The most comfortable shoe is the one that fits you the best. If you have slender, high-volume feet, the Tarifa fits like a dream, and you'll be able to smear, edge, and backstep your way to glory with pain-free precision.
The cotton-lined tongue is soft and evenly distributes pressure over the top of the foot, even with the laces pulled tight. The high-volume toe box is easy on the big toe. While your toe may be pressed into the front of the shoe, nothing is pushing down on your toe knuckle, even when the shoe is fully flexed for smearing. The heel is also narrow and snug but did not cause Achilles pain in any of our testers.
This shoe is significantly more narrow than most other shoes, which caused some of our testers to dock some comfort points. For the shoe to fit properly along the length of the foot, it can fit too narrowly across the width of the foot. Our wide-footed testers had a lot of trouble testing these shoes. They could only climb shorter pitches before succumbing to pain from a shoe that's just too tight. If the shoe fits, though, you're in luck. Our slender-footed testers loved this shoe. Regarding sizing, we found that these shoes run big, at least concerning length, and we sized the Tarifas a full two sizes below our street shoe to get our toes snug against the front of the shoe.
These shoes are well suited to faces of all angles. They smear and edge equally well, and their pointy toes can make good footholds out of the smallest pockets. We loved using the Tarifa on technical climbs in Tuolumne Meadows, where the bolts are often far apart. These shoes gave us the confidence to venture off into that runout terrain.
They are relatively soft, so we don't recommend them for long days on low-angle rock where more support is needed. If your foot is super narrow, you might be able to get away with climbing cracks, but our testers agreed that the toe is too high profile for thin finger cracks. If the shoe fits, you won't regret taking them along to any of the great limestone sport climbing venues in the world, likewise for granite faces and sandstone crags.
The Tarifa hovers around the same price point as the high-performance offerings from other manufacturers. For this price, we think their performance presents an excellent value.
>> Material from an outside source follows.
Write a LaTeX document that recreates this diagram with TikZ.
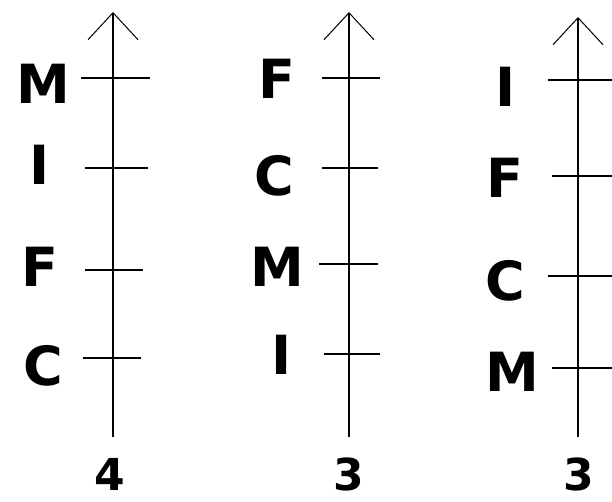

The Tenaya Tarifa is a well-designed shoe for a narrow foot. If your feet look more like skis and less like snowshoes, they might be your ticket to send town. Most of the shoes we tested are geared towards wider feet. Wider shoes tend to be better for crack climbing but can leave narrow-footed folks with an insecure, sloppy fit. For our testers with slender feet, the Tarifa quickly became their weapon of choice.